"The reason I came back was because the last win I had before I was hurt was a maiden steeples on Wise Men Say. But on returning a few things went wrong and then I fell off Wise Men Say at the second-last fence and I said to Raymond: 'Perhaps you should look for one of the younger riders for your horses'." The reply was just three words: 'No, you're on'. No histrionics. Blind loyalty. "They are great to ride for the Connors family. Wonderful people."
Lupton repaid that devotion on Saturday with a picture perfect ride on the favourite in New Zealand's most gruelling race.
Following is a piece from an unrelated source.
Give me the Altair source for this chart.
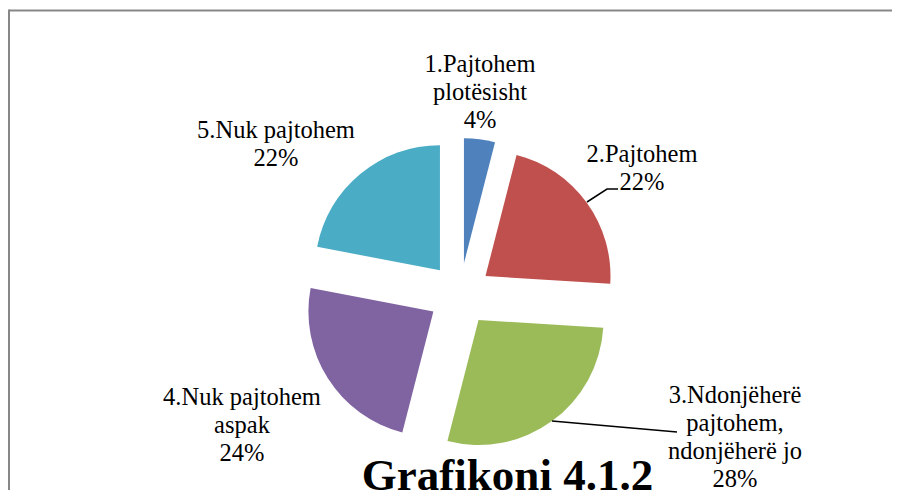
import altair as alt
import pandas as pd

# ---- data ----
categories = [
    "1.Pajtohem plotësisht",
    "2.Pajtohem",
    "3.Ndonjëherë pajtohem, ndonjëherë jo",
    "4.Nuk pajtohem aspak",
    "5.Nuk pajtohem",
]
values = [4, 22, 28, 24, 22]
label_text = [
    "1.Pajtohem\nplotësisht",
    "2.Pajtohem",
    "3.Ndonjëherë\npajtohem,\nndonjëherë jo",
    "4.Nuk pajtohem\naspak",
    "5.Nuk pajtohem",
]
colors = ["#4F81BD", "#C0504D", "#9BBB59", "#8064A2", "#4BACC6"]
title_text = "Grafikoni 4.1.2"

# ---- layout (view pixels) ----
W, H = 884, 482
CX, CY = 452, 286.5      # pie centre
R = 125                  # pie radius
EXPLODE = 31.5           # explosion distance
# label anchors (first-line baseline, centre aligned)
label_x = [472, 634, 727, 234, 268]
label_y = [64, 154, 395, 397, 130]
# leader lines
leader_id = ["a", "a", "a", "b", "b"]
leader_x = [579, 599, 610, 544, 669]
leader_y = [194, 181, 181, 413, 424]
leader_ord = [0, 1, 2, 0, 1]

df = pd.DataFrame({
    "cat": categories,
    "value": values,
    "order": list(range(len(values))),
    "lbl": [t + "\n" + str(v) + "%" for t, v in zip(label_text, values)],
    "lx": label_x,
    "ly": label_y,
})

base = alt.Chart(df)

pie = base.transform_joinaggregate(
    total="sum(value)"
).transform_window(
    cum="sum(value)", frame=[None, 0], sort=[alt.SortField("order")]
).transform_calculate(
    end="2*PI*datum.cum/datum.total",
    start="2*PI*(datum.cum-datum.value)/datum.total",
).transform_calculate(
    mid="(datum.start+datum.end)/2"
).transform_calculate(
    cx=f"{CX} + {EXPLODE}*sin(datum.mid)",
    cy=f"{CY} - {EXPLODE}*cos(datum.mid)",
).mark_arc(radius=R, stroke=None).encode(
    theta=alt.Theta("start:Q", scale=None),
    theta2="end:Q",
    x=alt.X("cx:Q", scale=None),
    y=alt.Y("cy:Q", scale=None),
    color=alt.Color("cat:N", scale=alt.Scale(domain=categories, range=colors), legend=None),
)

labels = base.mark_text(
    font="Liberation Serif", fontSize=24.5, lineBreak="\n", align="center",
    baseline="alphabetic", lineHeight=28, color="black",
).encode(
    x=alt.X("lx:Q", scale=None),
    y=alt.Y("ly:Q", scale=None),
    text="lbl:N",
)

ldf = pd.DataFrame({"id": leader_id, "x": leader_x, "y": leader_y, "o": leader_ord})
leaders = alt.Chart(ldf).mark_line(color="black", strokeWidth=1.5).encode(
    x=alt.X("x:Q", scale=None),
    y=alt.Y("y:Q", scale=None),
    detail="id:N",
    order="o:Q",
)

title = alt.Chart(pd.DataFrame({"t": [title_text]})).mark_text(
    font="Liberation Serif", fontSize=45, fontWeight="bold", align="center",
    baseline="alphabetic", color="black",
).encode(x=alt.value(499.5), y=alt.value(482), text="t:N")

frame_top = alt.Chart(pd.DataFrame({"a": [0]})).mark_rule(color="#878787", strokeWidth=2).encode(
    x=alt.value(1), x2=alt.value(W), y=alt.value(2.5)
)
frame_left = alt.Chart(pd.DataFrame({"a": [0]})).mark_rule(color="#878787", strokeWidth=2).encode(
    x=alt.value(1), y=alt.value(1.5), y2=alt.value(H)
)

chart = alt.layer(frame_top, frame_left, pie, leaders, labels, title).properties(
    width=W, height=H, padding=0, autosize=alt.AutoSizeParams(type="none"),
    background="white",
).configure_view(stroke=None)

chart.save("out.html", embed_options={"renderer": "svg", "actions": False})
But the tactics had a Connors footprint.
The Wanganui trainer was not at Ellerslie, preferring to stay close to home for his local meeting, which unfortunately was abandoned on the day, to be run on Wednesday. His wife is due to give birth in the next few days.
Wise Men Say is normally a drop-out, run-on horse, but on Saturday Lupton surprised most by staying handy, even forcing the pace at points of the last of three laps. "It came from the frustration of chasing Amanood Lad and not being able to run him down. Raymond called me and said to stay handy to make it a lot easier."
In the conditions, as gruelling as anyone can remember at Ellerslie, that was good advice.
"I've never ridden a horse that could stay like him," says Lupton, even though he won the race three times on the Connors-trainer Hypnotize, "but winning the third Great Northern on Hypnotize is probably my biggest thrill." Asked if he had ridden on a tougher track than Saturday's, Lupton was ambivalent. "When it's raining heavily during a race like that it always seems tougher, but you can't argue with times." Lupton was referring to Wise Man Time's official clocking which was the slowest Great Northern on record by some 20 seconds.
Celebrations are not part of the Wanganui dairy farmer's make-up - on Saturday, like in each of his four previous Great Northern victories, he drove home to be part of the Sunday morning milking team.
"We don't employ staff, so if I'm away everyone else has to do more work. Lupton arrived home at 10.30pm. "I was lucky, I just managed to beat the traffic from the rugby [All Blacks]."
Upper Cut fought bravely for second. Shaun Fannin on Mr Mor copped a suspension for the check he caused to well-fancied Amanood Lad after jumping the second fence on the Hill the last time. Aaron Kuru lost a stirrup iron in the incident and fell from Amanood Lad.